Well, folks, I am not listing some big fancy book on semiotics (though I read one or two back in graduate school). I am not pretending that I am hot stuff because I plowed through some obscure critical theory book (yep, did that too), or read some literary fiction that only a few academics know about (yes, read some of that as well). In making this list, I am going for the books that have actually stuck with me and have actually told me something. The ones that actually moved me, or taught me something, or that to this day make me smile. If you want fancy lists of thick books that only a few read (or pretend to read) and even fewer are pompous enough to admit it, go someplace else. Here is my no nonsense list of ten books that have had some degree of influence in my life. They are listed in no particular order.
- The Bible. Whether people love or hate this book (or collection of books if you want to get technical about it), the Bible has a great influence in society and history. Whether as a force of good or evil, you can't get along without at least some passing knowledge of its contents. Since I was raised Roman Catholic, I had to study this book quite a bit. I am a Catholic school survivor, so to speak. The one good thing I took away from that was the discipline. When the clerics actually did their work teaching, they were among the best educators I ever knew. While I am no longer religious, all that studying has paid off. For one, any time some alleged Christian wants to throw Bible verses at me, I can throw them right back at him with some additional verses to refute and bury him. I may not have the Bible memorized, but I know enough of what is in it to know when someone is trying to feed me a line of male bovine solid food waste product with a verse they cherry picked.

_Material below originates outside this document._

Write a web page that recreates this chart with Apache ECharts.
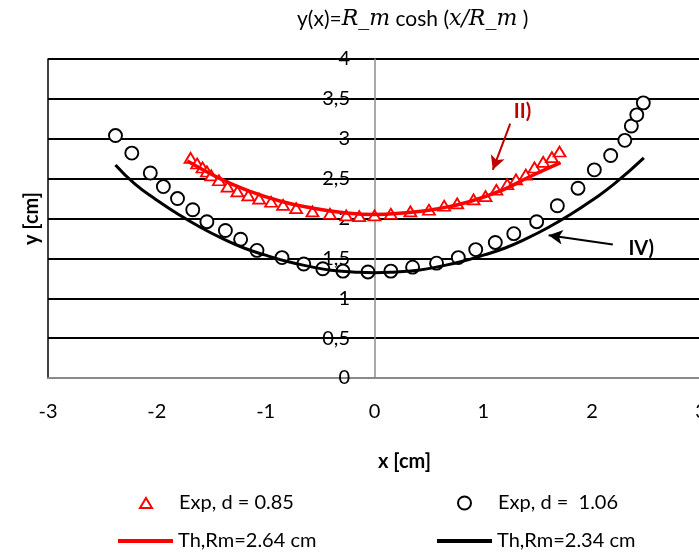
<!DOCTYPE html>
<html>
<head>
<meta charset="utf-8">
<script src="https://cdn.jsdelivr.net/npm/echarts@6/dist/echarts.min.js"></script>
<style>html,body{margin:0;padding:0;background:#fff}#c{width:699px;height:553px}</style>
</head>
<body>
<div id="c"></div>
<script>
// ---- data ----
const xTicks = [-3, -2, -1, 0, 1, 2, 3];
const yTicks = [0, 0.5, 1, 1.5, 2, 2.5, 3, 3.5, 4];

const expRedName = 'Exp, d = 0.85';
const expRedX = [-1.69,-1.63,-1.58,-1.54,-1.50,-1.43,-1.35,-1.26,-1.16,-1.06,-0.95,-0.84,-0.72,-0.57,-0.41,-0.26,-0.14,0.00,0.15,0.33,0.50,0.64,0.76,0.91,1.02,1.12,1.22,1.30,1.39,1.47,1.55,1.63,1.70];
const expRedY = [2.76,2.69,2.64,2.59,2.54,2.48,2.40,2.34,2.29,2.25,2.21,2.17,2.13,2.09,2.06,2.04,2.03,2.04,2.06,2.09,2.11,2.16,2.19,2.24,2.28,2.36,2.43,2.49,2.55,2.64,2.71,2.77,2.84];

const expBlackName = 'Exp, d =  1.06';
const expBlackX = [-2.38,-2.23,-2.06,-1.94,-1.81,-1.67,-1.54,-1.37,-1.23,-1.08,-0.85,-0.65,-0.475,-0.29,-0.06,0.15,0.35,0.57,0.77,0.93,1.11,1.28,1.49,1.68,1.87,2.02,2.17,2.30,2.36,2.41,2.47];
const expBlackY = [3.04,2.82,2.57,2.40,2.25,2.11,1.96,1.85,1.74,1.60,1.51,1.43,1.37,1.34,1.33,1.34,1.39,1.44,1.51,1.61,1.70,1.81,1.96,2.16,2.38,2.61,2.79,2.98,3.16,3.30,3.45];

const thRedName = 'Th,Rm=2.64 cm';
const thRedX = [-1.72,-1.42,-1.18,-0.87,-0.57,-0.26,0.00,0.26,0.57,0.87,1.18,1.42,1.71];
const thRedY = [2.72,2.50,2.36,2.22,2.13,2.07,2.05,2.07,2.12,2.21,2.36,2.52,2.70];

const thBlackName = 'Th,Rm=2.34 cm';
const thBlackX = [-2.38,-2.2,-2.0,-1.8,-1.6,-1.4,-1.2,-1.0,-0.8,-0.6,-0.4,-0.2,0,0.2,0.4,0.6,0.8,1.0,1.2,1.4,1.6,1.8,2.0,2.2,2.475];
const thBlackY = [2.67,2.43,2.23,2.05,1.89,1.75,1.63,1.54,1.46,1.40,1.35,1.33,1.32,1.33,1.35,1.40,1.46,1.54,1.63,1.75,1.89,2.05,2.23,2.43,2.76];

// annotation anchors (data coordinates)
const annII = {text: 'II)', label: [1.36, 3.34], from: [1.247, 3.19], to: [1.087, 2.61]};
const annIV = {text: 'IV)', label: [2.45, 1.625], from: [2.19, 1.675], to: [1.60, 1.79]};

const zip = (xs, ys) => xs.map((x, i) => [x, ys[i]]);

const chart = echarts.init(document.getElementById('c'), null, {renderer: 'canvas'});
const FONT = 'Lato';
const legendText = {fontFamily: FONT, fontSize: 20, color: '#000', lineHeight: 20};
const option = {
  animation: false,
  backgroundColor: '#fff',
  textStyle: {fontFamily: FONT},
  title: {
    text: '{a|y(x)=}{b|R_m}{a| cosh (}{b|x/R_m}{a| )}',
    left: 297, top: 8, padding: 0,
    textStyle: {
      fontWeight: 'normal', fontSize: 21,
      rich: {
        a: {fontFamily: FONT, fontSize: 21, fontWeight: 'normal', color: '#000'},
        b: {fontFamily: 'DejaVu Serif', fontStyle: 'italic', fontWeight: 'normal', fontSize: 22, color: '#000'}
      }
    }
  },
  grid: {left: 48, right: -2, top: 59, bottom: 175, outerBoundsMode: 'none', containLabel: false},
  xAxis: {
    type: 'value', min: xTicks[0], max: xTicks[xTicks.length - 1], interval: 1,
    name: 'x [cm]', nameLocation: 'middle', nameGap: 74,
    nameTextStyle: {fontFamily: FONT, fontSize: 20, fontWeight: 'bold', color: '#000', padding: [0, 0, 0, 60]},
    axisLine: {show: true, onZero: false, lineStyle: {color: '#898989', width: 2}},
    axisTick: {show: false},
    splitLine: {show: false},
    axisLabel: {fontSize: 20, color: '#000', margin: 24, fontFamily: FONT}
  },
  yAxis: [{
    type: 'value', min: yTicks[0], max: yTicks[yTicks.length - 1], interval: 0.5,
    position: 'left',
    name: 'y [cm]', nameLocation: 'middle', nameGap: 6,
    nameTextStyle: {fontFamily: FONT, fontSize: 20, fontWeight: 'bold', color: '#000'},
    axisLine: {show: true, onZero: false, lineStyle: {color: '#000', width: 1.5}},
    axisTick: {show: false}, axisLabel: {show: false},
    splitLine: {show: true, showMinLine: false, lineStyle: {color: '#000', width: 1.8}}
  }, {
    type: 'value', min: yTicks[0], max: yTicks[yTicks.length - 1], interval: 0.5,
    position: 'left', offset: -327,
    axisLine: {show: true, onZero: false, lineStyle: {color: '#8c8c8c', width: 1.5}},
    axisTick: {show: false},
    splitLine: {show: false},
    axisLabel: {fontSize: 20, color: '#000', margin: 25, fontFamily: FONT,
      formatter: v => String(v).replace('.', ',')}
  }],
  legend: [
    {data: [{name: expRedName, icon: 'triangle'}], left: 139, top: 493, padding: 0, itemWidth: 12, itemHeight: 10,
     selectedMode: false, itemStyle: {opacity: 1}, textStyle: Object.assign({padding: [0, 0, 0, 22]}, legendText)},
    {data: [{name: expBlackName, icon: 'circle'}], left: 457, top: 493, padding: 0, itemWidth: 13, itemHeight: 13,
     selectedMode: false, itemStyle: {opacity: 1}, textStyle: Object.assign({padding: [0, 0, 0, 22]}, legendText)},
    {data: [{name: thRedName, icon: 'rect'}], left: 118, top: 531, padding: 0, itemWidth: 55, itemHeight: 4,
     selectedMode: false, textStyle: legendText},
    {data: [{name: thBlackName, icon: 'rect'}], left: 437, top: 531, padding: 0, itemWidth: 55, itemHeight: 4,
     selectedMode: false, textStyle: legendText}
  ],
  series: [
    {
      name: expRedName, type: 'scatter', data: zip(expRedX, expRedY),
      symbol: 'triangle', symbolSize: [12, 10], z: 3,
      itemStyle: {color: '#fff', borderColor: '#ff0000', borderWidth: 1.8, opacity: 1},
      silent: true
    },
    {
      name: expBlackName, type: 'scatter', data: zip(expBlackX, expBlackY),
      symbol: 'circle', symbolSize: 13, z: 3,
      itemStyle: {color: '#fff', borderColor: '#000', borderWidth: 1.9, opacity: 1},
      silent: true
    },
    {
      name: thRedName, type: 'line', data: zip(thRedX, thRedY), smooth: true,
      symbol: 'none', z: 4, silent: true,
      lineStyle: {color: '#ff0000', width: 3.5}, itemStyle: {color: '#ff0000'},
      markLine: {
        silent: true, symbol: ['none', 'arrow'], symbolSize: [11, 14], animation: false,
        lineStyle: {color: '#c00000', width: 2, type: 'solid'}, label: {show: false},
        data: [[{coord: annII.from}, {coord: annII.to}]]
      },
      markPoint: {
        silent: true, symbol: 'circle', symbolSize: 0, animation: false,
        label: {show: true, position: 'inside', formatter: annII.text, fontFamily: FONT, fontSize: 20, fontWeight: 'bold', color: '#c00000'},
        data: [{coord: annII.label}]
      }
    },
    {
      name: thBlackName, type: 'line', data: zip(thBlackX, thBlackY), smooth: true,
      symbol: 'none', z: 4, silent: true,
      lineStyle: {color: '#000', width: 3}, itemStyle: {color: '#000'},
      markLine: {
        silent: true, symbol: ['none', 'arrow'], symbolSize: [11, 14], animation: false,
        lineStyle: {color: '#000', width: 2, type: 'solid'}, label: {show: false},
        data: [[{coord: annIV.from}, {coord: annIV.to}]]
      },
      markPoint: {
        silent: true, symbol: 'circle', symbolSize: 0, animation: false,
        label: {show: true, position: 'inside', formatter: annIV.text, fontFamily: FONT, fontSize: 20, fontWeight: 'bold', color: '#000'},
        data: [{coord: annIV.label}]
      }
    }
  ]
};
chart.setOption(option);
</script>
</body>
</html>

- Gabriel García Márquez, Cien Años de Soledad (translated into English as One Hundred Years of Solitude). I wonder if my mother knew how much this book would influence and shape my life and worldview when she suggested I read it. This was one of her favorites, and it has become one of mine. In fact, if I am asked the old question of what books I want in a deserted isle, this would be on top of the list. This book covers fiction, history, well, the human experience overall, and it also has dark humor, grotesque elements, magical realism. To this day, my friends and I have a saying for certain convoluted, messed up situations. We say, "esto es como una novela de García Márquez" (this is like a García Márquez novel. And it usually refers to this one).By the way, my personal copy is the one that belonged to my mother. It was a bit beat up when I got it, and it is falling apart by now. However, I have not chosen to get a new copy. For one, this is one of the few mementos I have of my mother.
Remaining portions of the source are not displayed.